Et pour aujourd’hui ? C’est la chute brutale de quelques généraux d’armée. Le tour des juniors, en quelque sorte, après le départ forcé des seniors, c’est-à-dire les généraux des années 90. Purge brutale, succession, «l’alternance» (curieux que l’armée parle d’alternance, un concept propre aux politiques, m’explique un collègue). On évoque fait divers, drogue, assainissement des champs et des Palais pour asseoir le 5ème mandat à vie, penalty entre deux clans majeurs, nominations et licenciements comme, épisode rocambolesque, à l’aéroport d’Alger.

L’Algérie assise aime le pétrole, la spéculation ou les disgrâces des autres. Bedoui se fait accueillir en Président dans une wilaya de l’Est, comme El Hamel le faisait avant, portraits contre portraits, rebondissements, paroles, images, son coupé, pipe-line et conquête de l’espace par Ould Abbès.

Et pour cette fois ? On n’en sait pas plus qu’à l’époque du GPRA. Ou à la veille du 1er novembre 54. Il y a toujours six qui décident et quelques millions qui ne le savent pas encore. Mais on sait au moins que les six se font sélectionner par le temps, le grade, les rides ou l’intelligence égoïste. Et on sait comment ils tombent ou se font disgracier par complots internes (plus réels que le fameux complot externe). On peut par exemple être choisi pour être le plus vieux dans le grade le plus haut. Vieille recette. Mais on peut aussi être jeune, venir de Sidi Fellag à Mostaganem, prendre du galon et être mal vu, subir des croche-pieds et être la cible de campagnes médiatiques internes pour se faire dégommer au plus vite. La raison ? La jeunesse qui est un vice selon le roman du Pouvoir, mais aussi la mémoire rancunière de ceux qui sont tombés après une enquête sur le père, le fils et le manque d’esprit.

Le Pouvoir est donc un livre carnivore (je ne dévore pas le roman, il me dévore), obscur, qu’on ne peut laisser tomber des mains quand on est Algérien, car la vie n’aura plus que le sens de la vie, ce qui n’est pas utile pour les morts que nous sommes. Sauf à avoir été victime directe d’une purge ou être tombé pour enquête, personne ne sait ce qui s’y passe réellement. Il y a des personnages, il y a une intrigue, il y a des cadavres et des renaissances, il n’y a pas de femmes visible à l’œil nu, on y embrasse les mains pas l’amante, il y a des soupçonnés et des couteaux qui sourient, il y a des communiqués et des désœuvrés qui tricotent des fleuves après leur fin de mission.

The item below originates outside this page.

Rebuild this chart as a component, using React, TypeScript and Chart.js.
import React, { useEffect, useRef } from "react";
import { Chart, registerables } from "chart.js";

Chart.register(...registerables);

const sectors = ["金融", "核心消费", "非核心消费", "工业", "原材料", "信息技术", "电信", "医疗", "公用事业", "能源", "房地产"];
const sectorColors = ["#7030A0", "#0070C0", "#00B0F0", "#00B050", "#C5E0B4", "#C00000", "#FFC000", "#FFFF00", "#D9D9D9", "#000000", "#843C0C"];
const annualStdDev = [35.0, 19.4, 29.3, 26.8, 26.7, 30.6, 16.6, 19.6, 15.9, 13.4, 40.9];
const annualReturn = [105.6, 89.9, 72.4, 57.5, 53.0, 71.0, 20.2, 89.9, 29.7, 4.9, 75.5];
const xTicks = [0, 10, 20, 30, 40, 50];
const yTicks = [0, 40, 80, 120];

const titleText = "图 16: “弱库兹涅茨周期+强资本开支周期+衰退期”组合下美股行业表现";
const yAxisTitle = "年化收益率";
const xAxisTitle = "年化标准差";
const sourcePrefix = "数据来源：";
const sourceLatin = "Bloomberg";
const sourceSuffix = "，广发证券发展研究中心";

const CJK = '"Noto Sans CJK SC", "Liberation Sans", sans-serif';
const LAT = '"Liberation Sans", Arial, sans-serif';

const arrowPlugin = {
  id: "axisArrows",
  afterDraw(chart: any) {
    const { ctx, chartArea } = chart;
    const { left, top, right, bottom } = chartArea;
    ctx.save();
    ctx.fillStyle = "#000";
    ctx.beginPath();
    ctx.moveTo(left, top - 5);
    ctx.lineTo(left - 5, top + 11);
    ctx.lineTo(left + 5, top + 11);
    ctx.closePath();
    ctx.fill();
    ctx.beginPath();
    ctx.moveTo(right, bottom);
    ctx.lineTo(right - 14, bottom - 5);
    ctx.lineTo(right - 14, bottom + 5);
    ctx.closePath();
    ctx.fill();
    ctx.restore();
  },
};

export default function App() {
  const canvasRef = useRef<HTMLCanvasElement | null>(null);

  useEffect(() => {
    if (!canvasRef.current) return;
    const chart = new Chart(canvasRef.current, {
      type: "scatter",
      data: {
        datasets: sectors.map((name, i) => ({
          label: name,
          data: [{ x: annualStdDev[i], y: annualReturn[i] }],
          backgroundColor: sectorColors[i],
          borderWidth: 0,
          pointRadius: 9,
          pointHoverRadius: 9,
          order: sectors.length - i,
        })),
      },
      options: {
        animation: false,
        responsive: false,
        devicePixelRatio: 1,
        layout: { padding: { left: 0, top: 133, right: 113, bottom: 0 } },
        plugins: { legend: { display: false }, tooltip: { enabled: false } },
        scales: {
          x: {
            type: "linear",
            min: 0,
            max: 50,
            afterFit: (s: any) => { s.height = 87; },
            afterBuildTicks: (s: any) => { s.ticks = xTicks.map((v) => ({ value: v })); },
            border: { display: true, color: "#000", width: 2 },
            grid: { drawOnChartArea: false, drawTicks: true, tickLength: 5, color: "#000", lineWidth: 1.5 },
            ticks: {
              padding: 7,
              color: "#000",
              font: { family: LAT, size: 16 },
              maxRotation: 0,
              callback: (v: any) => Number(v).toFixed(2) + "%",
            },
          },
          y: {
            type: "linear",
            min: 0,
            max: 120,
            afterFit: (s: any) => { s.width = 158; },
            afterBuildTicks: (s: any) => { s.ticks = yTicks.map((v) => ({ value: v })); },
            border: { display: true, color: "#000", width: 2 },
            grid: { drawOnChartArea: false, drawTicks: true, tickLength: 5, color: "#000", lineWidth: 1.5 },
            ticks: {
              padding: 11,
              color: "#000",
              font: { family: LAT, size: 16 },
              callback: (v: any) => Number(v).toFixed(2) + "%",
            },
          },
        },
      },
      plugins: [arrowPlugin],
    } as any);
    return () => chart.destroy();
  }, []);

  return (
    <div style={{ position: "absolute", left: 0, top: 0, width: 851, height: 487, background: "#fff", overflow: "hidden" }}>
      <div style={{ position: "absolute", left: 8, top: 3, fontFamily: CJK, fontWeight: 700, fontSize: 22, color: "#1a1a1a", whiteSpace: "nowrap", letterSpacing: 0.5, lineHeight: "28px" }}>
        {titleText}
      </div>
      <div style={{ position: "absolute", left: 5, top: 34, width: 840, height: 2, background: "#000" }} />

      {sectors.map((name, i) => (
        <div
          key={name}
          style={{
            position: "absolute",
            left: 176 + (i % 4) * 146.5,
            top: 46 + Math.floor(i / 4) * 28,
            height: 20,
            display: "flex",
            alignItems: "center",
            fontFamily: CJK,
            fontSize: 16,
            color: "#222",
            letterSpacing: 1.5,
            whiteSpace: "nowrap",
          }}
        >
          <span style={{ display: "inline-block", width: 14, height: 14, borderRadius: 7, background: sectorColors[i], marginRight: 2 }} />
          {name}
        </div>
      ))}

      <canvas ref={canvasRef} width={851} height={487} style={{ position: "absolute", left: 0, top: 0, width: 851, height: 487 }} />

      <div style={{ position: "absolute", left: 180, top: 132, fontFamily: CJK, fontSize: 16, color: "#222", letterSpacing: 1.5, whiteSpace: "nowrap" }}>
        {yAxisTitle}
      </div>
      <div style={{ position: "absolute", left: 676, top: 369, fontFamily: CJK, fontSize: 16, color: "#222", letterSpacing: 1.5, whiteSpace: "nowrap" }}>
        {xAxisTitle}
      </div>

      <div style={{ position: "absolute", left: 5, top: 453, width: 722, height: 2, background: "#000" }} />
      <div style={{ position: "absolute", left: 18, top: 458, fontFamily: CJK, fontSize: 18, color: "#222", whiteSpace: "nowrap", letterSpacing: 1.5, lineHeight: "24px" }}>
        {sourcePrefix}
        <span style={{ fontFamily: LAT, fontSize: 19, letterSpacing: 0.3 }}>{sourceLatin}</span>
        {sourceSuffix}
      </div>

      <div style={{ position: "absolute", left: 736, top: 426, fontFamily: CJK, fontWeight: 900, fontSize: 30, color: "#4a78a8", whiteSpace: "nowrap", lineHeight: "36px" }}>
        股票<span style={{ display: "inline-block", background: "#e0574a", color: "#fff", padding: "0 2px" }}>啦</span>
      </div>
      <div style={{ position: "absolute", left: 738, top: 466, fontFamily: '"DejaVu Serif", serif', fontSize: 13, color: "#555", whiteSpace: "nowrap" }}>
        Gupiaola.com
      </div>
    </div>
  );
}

Le pouvoir en Algérie est une relation intime, de couple, entre celui qui le détient et celui qui en a été victime ou celui qui y a été appelé. Le reste, c’est du café ou une méditation sur la fin inexplicable de l’Emir Abd El Kader. On peut aussi spéculer sans fin : le cabinet gris contre le «cabinet noir» démodé, Toufik contre le courant, Gaïd contre les soupçons. Tout est possible, même de ne pas mourir dans mille ans.

Il y a une certitude cependant : le Pouvoir en Algérie aime les photos. Depuis celle des «six» avenue de la Marne à Alger en 54, et jusqu’à celle de la semaine dernière. Sauf que la définition et la résolution ont baissé avec le temps. Jeu de mot facile mais inévitable dans ce cas.